While in Washington DC I stopped in the Library of Congress to look into the archived manuscript collection of Martha Dodd. In one folder I found materials Martha had collected about her friend Mildred (Fish) Harnack. Mildred Harnack is the only American woman executed by the Nazis. A literary scholar from Wisconsin, Mildred met Arvid Harnack - a lawyer and economics student from a distinguished German family. They married in the US, and in 1929 moved to Germany to complete her dissertation in Jena. The couple became active in the anti-fascist movement, and eventually were associated with the Red Orchestra (Rote Kapelle), a supposedly pro-soviet spy ring. Mildred facilitated contact by Arvid to Martha's father - Ambassador William E.Dodd, and it is believed that Arvid passed on information on Hitler's preparations for war. The Gestapo eventually rolled up the group, and Mildred along with her husband were put in the infamous Plötzensee Prison, where they were tortured.
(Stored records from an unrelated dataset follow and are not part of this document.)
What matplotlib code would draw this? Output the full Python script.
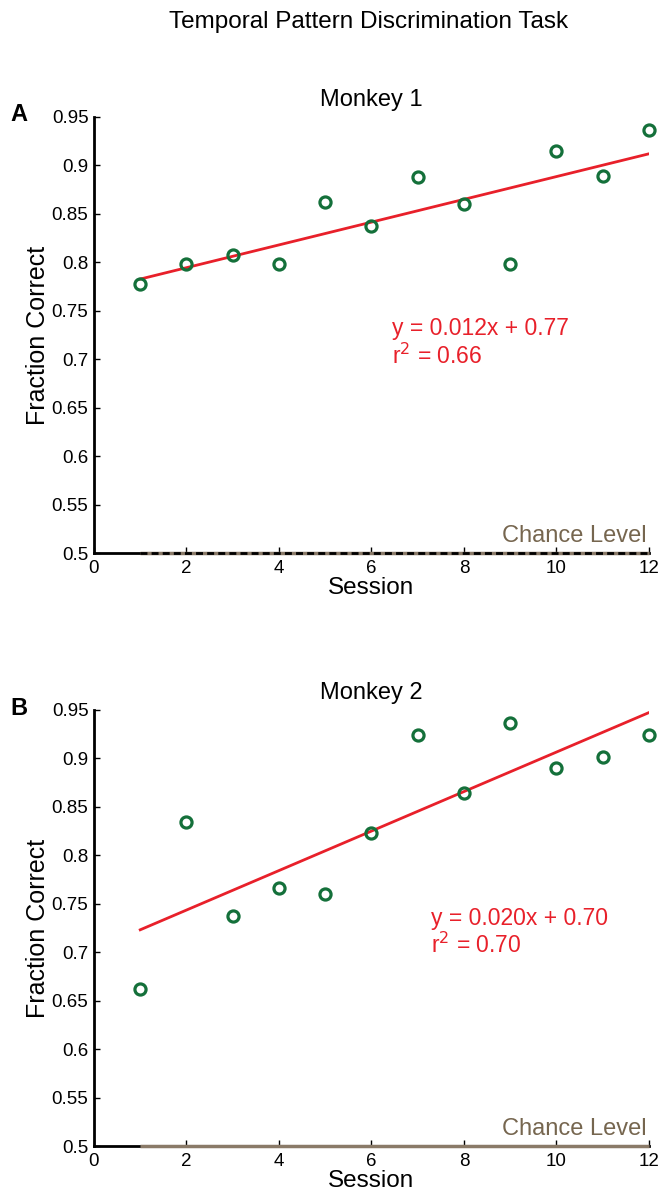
import numpy as np
import matplotlib.pyplot as plt

plt.rcParams['font.family'] = ['Liberation Sans', 'DejaVu Sans']

# sessions and fraction correct
sessions = np.arange(1, 13)
monkey1 = [0.778, 0.798, 0.808, 0.798, 0.862, 0.8375, 0.888, 0.860, 0.798, 0.915, 0.889, 0.937]
monkey2 = [0.662, 0.834, 0.737, 0.766, 0.760, 0.823, 0.924, 0.864, 0.937, 0.890, 0.9015, 0.924]
eq_text = ['y = 0.012x + 0.77', 'y = 0.020x + 0.70']
r2_text = ['0.66', '0.70']
titles = ['Monkey 1', 'Monkey 2']
panel_letters = ['A', 'B']
yticks = [0.5, 0.55, 0.6, 0.65, 0.7, 0.75, 0.8, 0.85, 0.9, 0.95]
xticks = [0, 2, 4, 6, 8, 10, 12]
chance = 0.5

green = '#14703a'
red = '#e8202a'
brown = '#8a7a68'

fig = plt.figure(figsize=(6.61, 11.95), dpi=100)
fig.text(0.558, 0.982, 'Temporal Pattern Discrimination Task', ha='center', va='center', fontsize=17.5)

axes_pos = [[0.1422, 0.5372, 0.8396, 0.3649], [0.1422, 0.0410, 0.8396, 0.3649]]
eq_pos = [(6.44, 0.732, 0.703), (7.29, 0.735, 0.707)]
letter_y = [0.904, 0.407]

for i, data in enumerate([monkey1, monkey2]):
    ax = fig.add_axes(axes_pos[i])
    # chance level line
    ax.plot([1, 12], [chance, chance], color=brown, lw=2.5, zorder=3, clip_on=False, solid_capstyle='butt')
    if i == 0:
        ax.plot([1, 12], [chance, chance], color='black', lw=2, ls=(0, (2.5, 1.5)), zorder=4, clip_on=False)
    ax.text(11.95, 0.5115, 'Chance Level', color='#76664f', fontsize=17, ha='right', va='baseline')

    slope, icpt = np.polyfit(sessions, data, 1)
    ax.plot([1, 12], [slope * 1 + icpt, slope * 12 + icpt], color=red, lw=2, zorder=2)
    ax.plot(sessions, data, 'o', mfc='none', mec=green, mew=2.3, ms=8, zorder=5, clip_on=False)

    ex, ey1, ey2 = eq_pos[i]
    ax.text(ex, ey1, eq_text[i], color=red, fontsize=16.5, va='center')
    ax.text(ex, ey2, r'r$^2$ = ' + r2_text[i], color=red, fontsize=16.5, va='center')

    ax.set_xlim(0, 12)
    ax.set_ylim(0.5, 0.95)
    ax.set_xticks(xticks)
    ax.set_yticks(yticks)
    ax.set_yticklabels([('%.2f' % v).rstrip('0').rstrip('.') for v in yticks])
    ax.tick_params(direction='in', length=4, width=1, labelsize=13.5)
    ax.tick_params(axis='y', pad=4)
    ax.tick_params(axis='x', pad=5)
    for s in ['top', 'right']:
        ax.spines[s].set_visible(False)
    for s in ['left', 'bottom']:
        ax.spines[s].set_linewidth(2)
    ax.set_xlabel('Session', fontsize=17.5, labelpad=0)
    ax.set_ylabel('Fraction Correct', fontsize=18, labelpad=1)
    ax.set_title(titles[i], fontsize=17, pad=8)
    fig.text(0.015, letter_y[i], panel_letters[i], fontsize=17, fontweight='bold', va='center')

fig.savefig('out.png', dpi=100)
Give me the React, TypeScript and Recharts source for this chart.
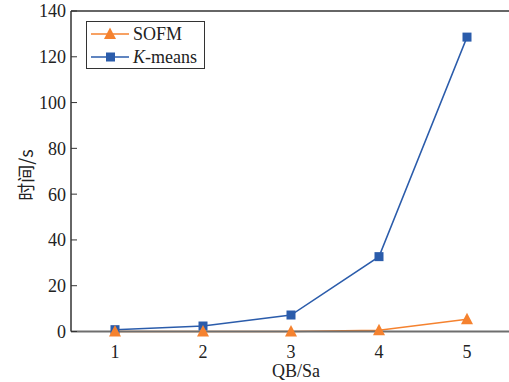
import { Line, LineChart, ReferenceLine, XAxis, YAxis } from "recharts";

const categories = [1, 2, 3, 4, 5];
const sofmTimes = [0, 0, 0, 0.6, 5.3];
const kmeansTimes = [0.8, 2.4, 7.2, 32.7, 128.6];
const yTicks = [0, 20, 40, 60, 80, 100, 120, 140];

const data = categories.map((qb, i) => ({
  qb,
  sofm: sofmTimes[i],
  kmeans: kmeansTimes[i],
}));

const ORANGE = "#f5822f";
const BLUE = "#2b5cab";
const SERIF = "'Liberation Serif', 'Times New Roman', serif";

const TriangleDot = (props: any) => {
  const { cx, cy, index } = props;
  if (cx == null || cy == null) return null;
  return (
    <path
      key={"t" + index}
      d={`M${cx},${cy - 6.5} L${cx + 6},${cy + 5} L${cx - 6},${cy + 5} Z`}
      fill={ORANGE}
    />
  );
};

const SquareDot = (props: any) => {
  const { cx, cy, index } = props;
  if (cx == null || cy == null) return null;
  return (
    <rect key={"s" + index} x={cx - 4.5} y={cy - 4.5} width={9} height={9} fill={BLUE} />
  );
};

const YLabel = () => (
  <text
    x={25}
    y={175}
    transform="rotate(-90, 25, 175)"
    textAnchor="middle"
    dominantBaseline="central"
    fontSize={18}
    fontFamily="'Noto Sans CJK SC', sans-serif"
    fill="#222"
  >
    时间/s
  </text>
);

const LegendBox = () => (
  <div
    style={{
      position: "absolute",
      left: 86,
      top: 21,
      width: 117,
      height: 46,
      border: "1px solid #333",
      background: "#fff",
      fontFamily: SERIF,
      fontSize: 18,
      color: "#222",
    }}
  >
    <svg width={117} height={46} style={{ position: "absolute", left: 0, top: 0 }}>
      <line x1={4} y1={12} x2={42} y2={12} stroke={ORANGE} strokeWidth={1.5} />
      <path d="M23,5.5 L29,17 L17,17 Z" fill={ORANGE} />
      <line x1={4} y1={35} x2={42} y2={35} stroke={BLUE} strokeWidth={1.5} />
      <rect x={19} y={30.5} width={9} height={9} fill={BLUE} />
      <text x={46} y={18} fontSize={18} fontFamily={SERIF} fill="#222">
        SOFM
      </text>
      <text x={46} y={41} fontSize={18} fontFamily={SERIF} fill="#222">
        <tspan fontStyle="italic">K</tspan>-means
      </text>
    </svg>
  </div>
);

export default function App() {
  return (
    <div
      style={{
        position: "absolute",
        left: 0,
        top: 0,
        width: 509,
        height: 382,
        overflow: "hidden",
        background: "#fff",
      }}
    >
      <LineChart
        width={530}
        height={382}
        data={data}
        margin={{ top: 11, right: 19, bottom: 0, left: 0 }}
      >
        <XAxis
          dataKey="qb"
          type="number"
          domain={[0.5, 5.5]}
          ticks={categories}
          height={50.5}
          tickLine={false}
          tickMargin={8}
          axisLine={{ stroke: "#6e6e6e", strokeWidth: 2 }}
          tick={{ fontSize: 18, fontFamily: SERIF, fill: "#222" }}
          label={{
            value: "QB/Sa",
            position: "insideBottom",
            offset: 5,
            dx: 5,
            fontSize: 18,
            fontFamily: SERIF,
            fill: "#222",
          }}
        />
        <YAxis
          type="number"
          domain={[0, 140]}
          ticks={yTicks}
          width={71}
          tickSize={-6}
          tickMargin={11}
          interval={0}
          axisLine={{ stroke: "#333", strokeWidth: 1.5 }}
          tickLine={{ stroke: "#333" }}
          tick={{ fontSize: 18, fontFamily: SERIF, fill: "#222" }}
          label={<YLabel />}
        />
        <ReferenceLine y={140} stroke="#333" strokeWidth={1.5} />
        <Line
          type="linear"
          dataKey="kmeans"
          stroke={BLUE}
          strokeWidth={1.5}
          dot={<SquareDot />}
          isAnimationActive={false}
        />
        <Line
          type="linear"
          dataKey="sofm"
          stroke={ORANGE}
          strokeWidth={1.5}
          dot={<TriangleDot />}
          isAnimationActive={false}
        />
      </LineChart>
      <LegendBox />
    </div>
  );
}
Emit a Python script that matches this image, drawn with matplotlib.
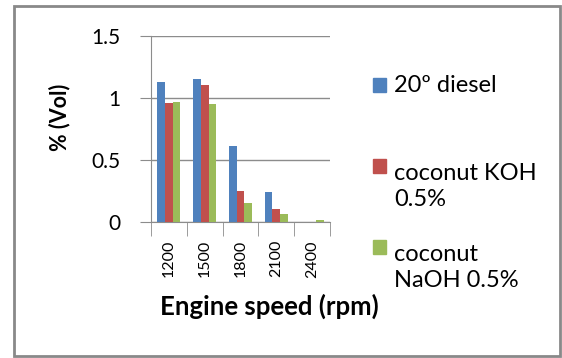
import matplotlib
matplotlib.use('Agg')
import matplotlib.pyplot as plt
from matplotlib.patches import Rectangle
import numpy as np

plt.rcParams['font.family'] = ['Lato', 'DejaVu Sans']

# data
speeds = ['1200', '1500', '1800', '2100', '2400']
diesel = [1.13, 1.15, 0.61, 0.24, 0.0]
koh = [0.96, 1.10, 0.25, 0.105, 0.0]
naoh = [0.97, 0.95, 0.155, 0.065, 0.013]
series_names = ['20º diesel', 'coconut KOH\n0.5%', 'coconut\nNaOH 0.5%']
colors = ['#4F81BD', '#C0504D', '#9BBB59']

W, H = 562, 358
fig = plt.figure(figsize=(W / 100, H / 100), dpi=100)
ax = fig.add_axes([151 / W, 1 - 222 / H, 179 / W, (222 - 35.7) / H])

x = np.arange(len(speeds))
bw = 0.215
for i, vals in enumerate([diesel, koh, naoh]):
    ax.bar(x + (i - 1) * bw, vals, width=bw, color=colors[i], zorder=3)

grid_c = '#8C8C8C'
ax.set_xlim(-0.5, len(speeds) - 0.5)
ax.set_ylim(0, 1.5)
ax.set_yticks([0, 0.5, 1, 1.5])
ax.set_yticklabels(['0', '0.5', '1', '1.5'])
ax.yaxis.grid(True, color=grid_c, linewidth=1, zorder=0)
ax.tick_params(axis='y', length=8, color=grid_c, labelsize=15, pad=14)

# category labels at centres, tick marks on the boundaries
ax.set_xticks(x)
ax.set_xticklabels(speeds, rotation=90)
ax.tick_params(axis='x', which='major', length=0, labelsize=11.5, pad=13)
ax.set_xticks(np.arange(len(speeds) + 1) - 0.5, minor=True)
ax.tick_params(axis='x', which='minor', length=10, color=grid_c)

for s in ['top', 'right']:
    ax.spines[s].set_visible(False)
for s in ['left', 'bottom']:
    ax.spines[s].set_color(grid_c)

ax.set_xlabel('Engine speed (rpm)', fontsize=18.5, fontweight='bold')
ax.xaxis.set_label_coords(0.659, -0.385)
ax.set_ylabel('% (Vol)', fontsize=15.5, fontweight='bold')
ax.yaxis.set_label_coords(-0.45, 0.56)

# legend drawn by hand; y is the baseline of the last line of each label
squares = [92, 173, 254]
last_lines = [92, 206, 287]
for name, c, sq, b in zip(series_names, colors, squares, last_lines):
    fig.patches.append(Rectangle((373 / W, 1 - sq / H), 13 / W, 14 / H,
                                 transform=fig.transFigure, color=c))
    fig.text(394 / W, 1 - b / H, name, fontsize=17, va='baseline',
             linespacing=1.3)

# outer chart frame
fig.patches.append(Rectangle((14 / W, 1 - 356 / H), 546 / W, 350 / H,
                             transform=fig.transFigure, fill=False,
                             edgecolor='#898989', linewidth=2))

plt.savefig('out.png', dpi=100)
plt.close()
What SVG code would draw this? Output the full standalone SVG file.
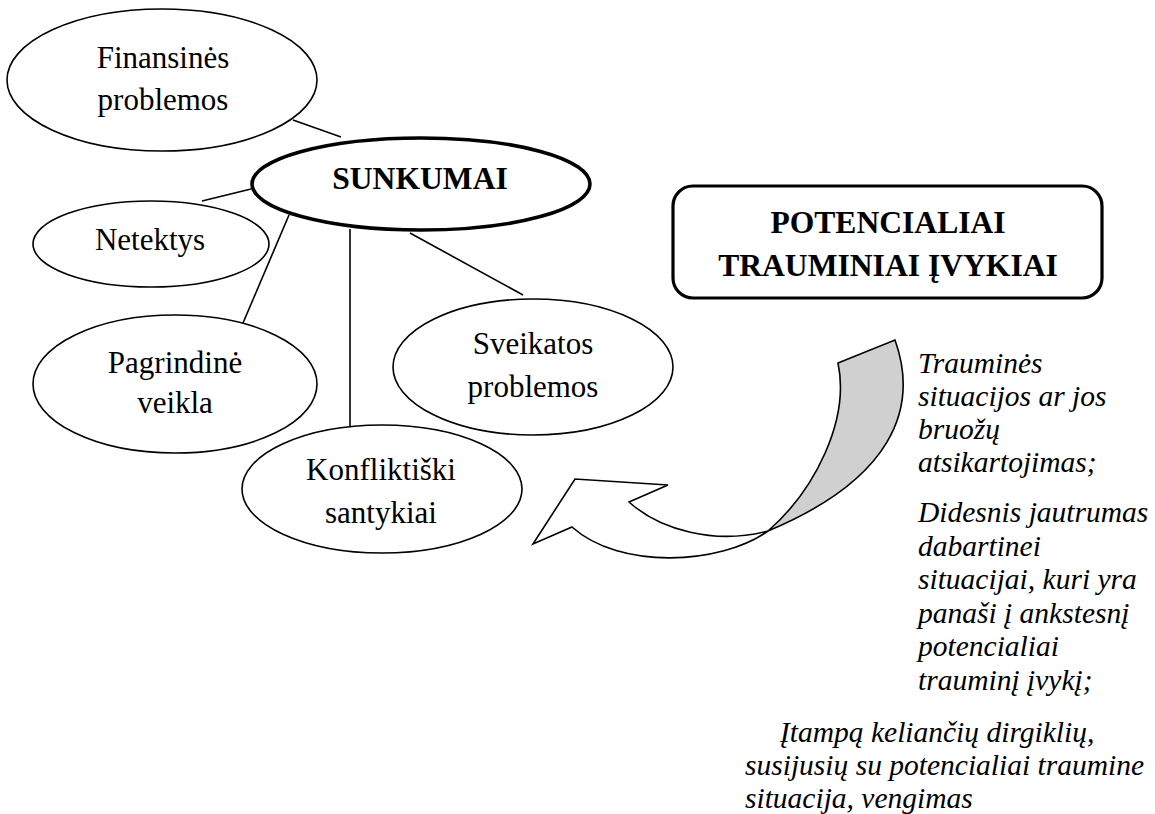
<svg xmlns="http://www.w3.org/2000/svg" width="1155" height="814" viewBox="0 0 1155 814">
<style>
.node{fill:#fff;stroke:#000;stroke-width:1.6}
.main{fill:#fff;stroke:#000;stroke-width:3.6}
.t{font-family:"Liberation Serif","Times New Roman",serif;font-size:31px;fill:#000;text-anchor:middle}
.b{font-weight:bold;font-size:31.6px}
.i{font-family:"Liberation Serif","Times New Roman",serif;font-size:29.5px;font-style:italic;fill:#000}
.con line{stroke:#000;stroke-width:1.6}
.arrow{stroke:#000;stroke-width:1.6;stroke-linejoin:miter}
</style>
<rect width="1155" height="814" fill="#fff"/>
<g class="con" id="connectors">
<line x1="293" y1="120" x2="341" y2="137"/>
<line x1="202" y1="201" x2="251" y2="189"/>
<line x1="289" y1="215" x2="243" y2="323"/>
<line x1="350" y1="229" x2="350" y2="426"/>
<line x1="410" y1="233" x2="523" y2="295"/>
</g>
<g id="finansines">
<ellipse class="node" cx="162" cy="80" rx="155" ry="71"/>
<text class="t" x="163" y="68">Finansinės</text>
<text class="t" x="163" y="110">problemos</text>
</g>
<g id="sunkumai">
<ellipse class="main" cx="421" cy="184" rx="169" ry="46"/>
<text class="t b" x="420" y="189">SUNKUMAI</text>
</g>
<g id="netektys">
<ellipse class="node" cx="151" cy="244" rx="118" ry="43"/>
<text class="t" x="150" y="250">Netektys</text>
</g>
<g id="pagrindine">
<ellipse class="node" cx="175" cy="384" rx="142" ry="69"/>
<text class="t" x="175" y="373">Pagrindinė</text>
<text class="t" x="175" y="413">veikla</text>
</g>
<g id="sveikatos">
<ellipse class="node" cx="533" cy="367" rx="140" ry="68"/>
<text class="t" x="533" y="354">Sveikatos</text>
<text class="t" x="533" y="397">problemos</text>
</g>
<g id="konfliktiski">
<ellipse class="node" cx="382" cy="489" rx="140" ry="64"/>
<text class="t" x="381" y="480">Konfliktiški</text>
<text class="t" x="381" y="523">santykiai</text>
</g>
<g id="potencialiai">
<rect x="673" y="186" width="429" height="112" rx="20" ry="20" fill="#fff" stroke="#000" stroke-width="3.2"/>
<text class="t b" x="888" y="233">POTENCIALIAI</text>
<text class="t b" x="888" y="276">TRAUMINIAI ĮVYKIAI</text>
</g>
<g id="curved-arrow">
<path class="arrow" fill="#fff" d="M533,544 L575,479 L668,485 L629,502 C660,530 715,545 768,531 C720,565 620,570 572,527 Z"/>
<path class="arrow" fill="#d0d0d0" d="M768,531 C815,490 850,420 838,363 L895,340 C920,410 890,480 768,531 Z"/>
</g>
<g id="text-block">
<text class="i" x="918" y="373">Trauminės</text>
<text class="i" x="918" y="406">situacijos ar jos</text>
<text class="i" x="918" y="439">bruožų</text>
<text class="i" x="918" y="472">atsikartojimas;</text>
<text class="i" x="918" y="522">Didesnis jautrumas</text>
<text class="i" x="918" y="555.5">dabartinei</text>
<text class="i" x="918" y="589">situacijai, kuri yra</text>
<text class="i" x="918" y="622.5">panaši į ankstesnį</text>
<text class="i" x="918" y="656">potencialiai</text>
<text class="i" x="918" y="689.5">trauminį įvykį;</text>
<text class="i" x="780" y="742">Įtampą keliančių dirgiklių,</text>
<text class="i" x="745" y="775">susijusių su potencialiai traumine</text>
<text class="i" x="745" y="808">situacija, vengimas</text>
</g>
</svg>
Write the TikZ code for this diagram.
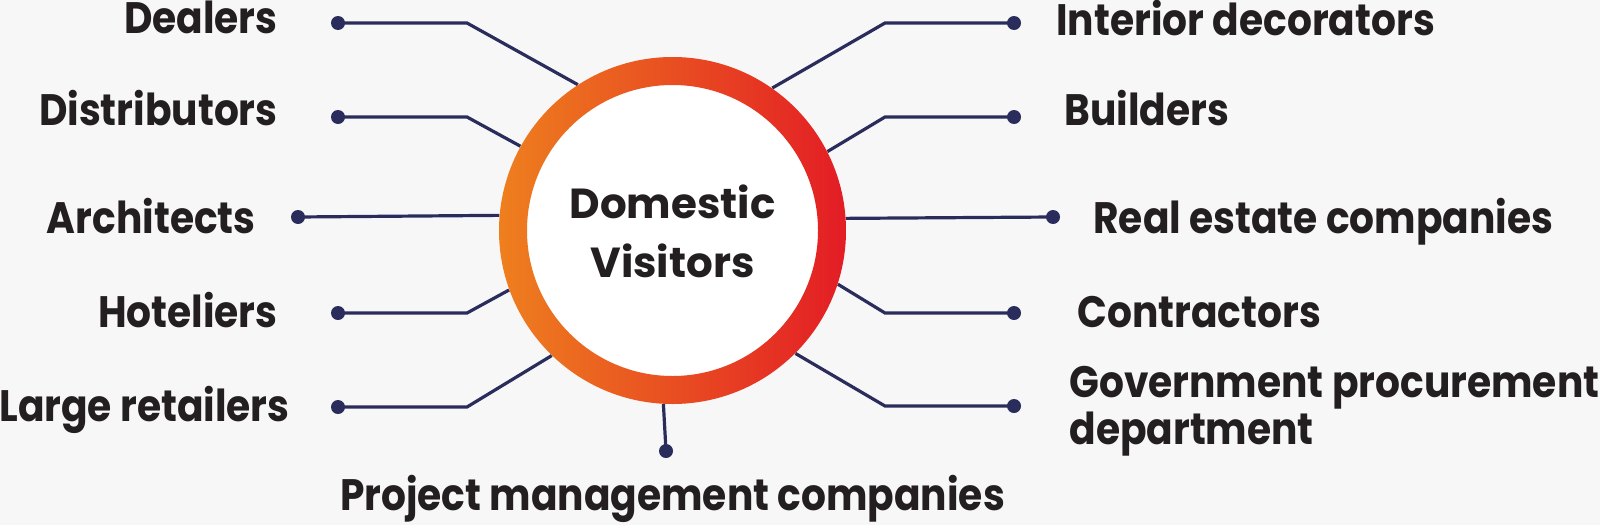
\documentclass[tikz,border=0pt]{standalone}
\usepackage{fontspec}
\setmainfont{Poppins}
\newfontfamily\lblfont{Poppins}[FakeStretch=0.89]
\definecolor{bg}{HTML}{F7F7F7}
\definecolor{navy}{HTML}{2A2D5C}
\definecolor{txt}{HTML}{231F20}
\definecolor{ringor}{HTML}{EE7F1E}
\definecolor{ringred}{HTML}{E31D25}
\begin{document}
\begin{tikzpicture}[x=0.5pt,y=-0.5pt,
  conn/.style={draw=navy, line width=1.6pt},
  dotnode/.style={circle, fill=navy, inner sep=0pt, minimum size=7pt},
  lbl/.style={font=\lblfont\bfseries\fontsize{22}{22}\selectfont, text=txt, inner sep=0pt},
  lleft/.style={lbl, anchor=base east},
  lright/.style={lbl, anchor=base west},
]
\fill[bg] (0,0) rectangle (1600,525);
\useasboundingbox (0,0) rectangle (1600,525);

\node[circle, minimum size=173.5pt, inner sep=0pt] (hub) at (672.5,230.5) {};

% dots
\node[dotnode] (dDea) at (338,23) {};
\node[dotnode] (dDis) at (338,117) {};
\node[dotnode] (dArc) at (298,217) {};
\node[dotnode] (dHot) at (338,313) {};
\node[dotnode] (dLar) at (338,407) {};
\node[dotnode] (dInt) at (1014,23) {};
\node[dotnode] (dBui) at (1014,117) {};
\node[dotnode] (dRea) at (1053,217) {};
\node[dotnode] (dCon) at (1014,313) {};
\node[dotnode] (dGov) at (1014,406) {};
\node[dotnode] (dPro) at (666,451) {};

% bends
\coordinate (bDea) at (467,23);
\coordinate (bDis) at (467,117);
\coordinate (bHot) at (467,313);
\coordinate (bLar) at (467,407);
\coordinate (bInt) at (885,23);
\coordinate (bBui) at (885,117);
\coordinate (bCon) at (885,313);
\coordinate (bGov) at (885,406);

% connectors
\draw[conn] (dDea.center) -- (bDea) -- (hub.123.3);
\draw[conn] (dDis.center) -- (bDis) -- (hub.151.3);
\draw[conn] (dArc.center) -- (hub.175.5);
\draw[conn] (dHot.center) -- (bHot) -- (hub.200);
\draw[conn] (dLar.center) -- (bLar) -- (hub.226.6);
\draw[conn] (dInt.center) -- (bInt) -- (hub.55.1);
\draw[conn] (dBui.center) -- (bBui) -- (hub.27.5);
\draw[conn] (dRea.center) -- (hub.4.5);
\draw[conn] (dCon.center) -- (bCon) -- (hub.-18.6);
\draw[conn] (dGov.center) -- (bGov) -- (hub.-45.5);
\draw[conn] (dPro.center) -- (hub.267.9);

% ring
\fill[white] (672.5,230.5) circle [radius=146];
\shade[even odd rule, left color=ringor, right color=ringred]
  (672.5,230.5) circle [radius=173.5] (672.5,230.5) circle [radius=145.5];

% center text
\node[font=\bfseries\fontsize{21}{29.5}\selectfont, text=txt, inner sep=0pt, align=center] (ctext) at (672.5,231) {Domestic\\Visitors};

% labels
\node[lleft] (lDea) at (278,33) {Dealers};
\node[lleft] (lDis) at (278,125) {Distributors};
\node[lleft] (lArc) at (256,233) {Architects};
\node[lleft] (lHot) at (278,327) {Hoteliers};
\node[lleft] (lLar) at (290,421) {Large retailers};
\node[lright] (lInt) at (1056,35) {Interior decorators};
\node[lright] (lBui) at (1064,125) {Builders};
\node[lright] (lRea) at (1093,233) {Real estate companies};
\node[lright] (lCon) at (1077,327) {Contractors};
\node[lright, align=left] (lGov) at (1069,444) {Government procurement\\department};
\node[lbl, anchor=base] (lPro) at (672.5,510) {Project management companies};
\end{tikzpicture}
\end{document}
Mildred was later guillotined in early 1943.
Mildred Harnack was a passionate lover of the German language and German literature. Her last words to friends before her execution were: "...und ich hatte Deutschland so geliebt" (and I so loved Germany). The Dodd materials include some English translations Mildred had completed of several poems of Goethe. I am not sure what Martha Dodd intended to do with the material - perhaps a book about Mildred - but to my knowledge the project was never completed.
The story of Mildred Harnack was largely forgotten in the US after the war, mostly due to the anti-communist hysteria that eventually ensnared Martha Dodd and her husband.Alfred Stern. That finally changed in 2000 with the publication of Resisting Hitler , (German: Mildred Harnack und "Die Rote Kapelle") a biography of Mildred by the NY writer Shareen Blair Brysac.
Also interesting to read is this long poem To and From the Guillotine, by Mildred's friend Clara Leiser: (excerpt)
The executioner - had he the grace
To see what luminous beauty had been despoiled?
For never could his noose have been assigned
A fairer jewel - or his beheading block.
Reader, forgive this unaccustomed shock
To tender sensibilities or mind.
Easier far to read than to undergo;
But Mildred did not whimper at the blow.
And I am unprepared to join the weak
Who lack not the gift but only the courage to speak.
She was my friend, you see. And she was yours.
Bear with me now. Read how her spirit endured.